The death penalty is the most controversial penal practice in the modern world (Ellsworthm, 1994). Other harsh, physical forms of criminal punishment—referred to as corporal punishment—have generally been eliminated in modern times as uncivilized and unnecessary. In the majority of countries, contemporary methods of punishment—such as imprisonment or fines—no longer involve the infliction of physical pain (see Corporal Punishment). Although imprisonment and fines are universally recognized as necessary to the control of crime, the nations of the world are split on the issue of capital punishment. About 80 nations have abolished the death penalty and an almost equal number of nations (most of which are developing countries) retain it.

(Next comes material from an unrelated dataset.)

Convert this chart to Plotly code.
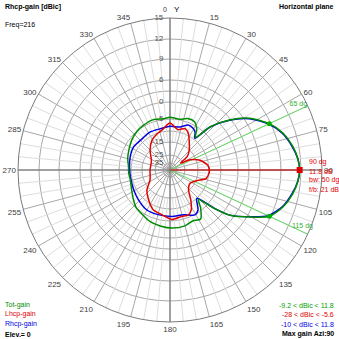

In the past, people have invariably felt that if they had been wronged in some way, it was his or her right to take vengeance on the person that had wronged them. This mentality still exists, even today, but in a lesser form because the law has now outlined a person's rights and developed punishments that conform to those rights, yet allow for the retribution for their crime. However, some feel that those laws and punishments are too lax and criminals of today take advantage of them, ie. organized crime, knowing very well that the punishments for their crime, whether it be murder, theft, or any other number of criminal activities, will be so negligible that it may be well worth their risk (Ellsworthm, 1994).